EU: Methane Emissions Regulation (EU/2024/1787)
The EU adopted the Methane Regulation, or EU/2024/1787, in 2024. It institutes chain-of-effect control over the oil and gas industry, from production to transportation, with increased MRV, necessary LDAR, and control of routine emissions. This regulation applies traceability and enforced transparency to energy products supplied to the European market, indirectly affecting supply chains and trade compliance worldwide.
US EPA: Methane and VOC Control Rules for New and Existing Facilities
Methane and Volatile Organic Compounds (VOCs) regulations were modified in 2023 to 2024 and added to both new and existing sites in the Oil and Gas Industry. This includes new technical and compliance standards. In the Oil and Gas Industry, these new requirements include LDAR (Leak Detection and Reduction), sealing equipment, leak consolidation, and emissions reporting. Companies in North America also operate in the Oil and Gas sector according to the standards set by the United States of America EPA (Environmental Protection Agency) and the details of state-level implementation.
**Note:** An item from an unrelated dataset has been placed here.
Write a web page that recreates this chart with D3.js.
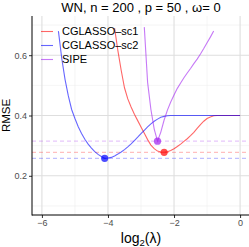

International Maritime Organization (IMO) and Marine-Related Emissions Policies
The IMO’s main focus has always been concerned with ships and vessels, but lately, due to the GHG and air pollution strategies (e.g. the 2023 GHG Strategy and black carbon control advocacy), the organisation has had overlapping impacts on offshore facilities and the vessels operated within the facilities. An example of this is the Emission Control Areas (ECAs) as part of the MARPOL framework and the increased focus on black carbon, as these have increased the mandatory regulations and compliance requirements concerning the offshore regulation of flare gas combustion. Restrictions on black carbon in the Arctic, for instance, are especially stringent.
Key Regulatory Trends
Worldwide Move from Commitment to Penalty-Based Regulation
For the past ten years, the voluntary commitments made to managing associated gas within the global oil and gas sector have been very flimsy. These commitments bring attention to the issue at hand, but as we pointed out, the absence of any consequences leads to minimal reduction of flaring emissions. In the last year, however, the European, US and Canadian markets have legally formalised the ‘ban on conventional flaring’ from a voluntary corporate commitment to a legal responsibility.
For companies, associated gas recovery (FGR), mini-LNG, and gas-to-power will move from ‘optional’ to ‘entry requirements’ and oil and gas products that are unaccompanied by emissions innovations will be very susceptible to the international market’s exorbitant carbon costs.
MRV Becomes the Biggest Compliance Barrier
In the global governance system of methane, one of the greatest transformations is not the capture technology, but rather, the transformation of MRV from optional to mandatory. Under the policies of the EU, the US, and the international banking sector, MRV is now mandatory for oil and gas assets to receive funding, sustain production, and gain access to the global market. This is because methane is a short-lived climate pollutant (SLCP) that has a greenhouse effect 80 times greater than CO2 on the 20-year timescale. Without a standard MRV framework, even if companies utter the phrase ’emission reductions,’ no regulator can ascertain the truth of the matter, and the claims become worthless. Furthermore, units of ’emission reductions’ cannot be used for any policy or market choice.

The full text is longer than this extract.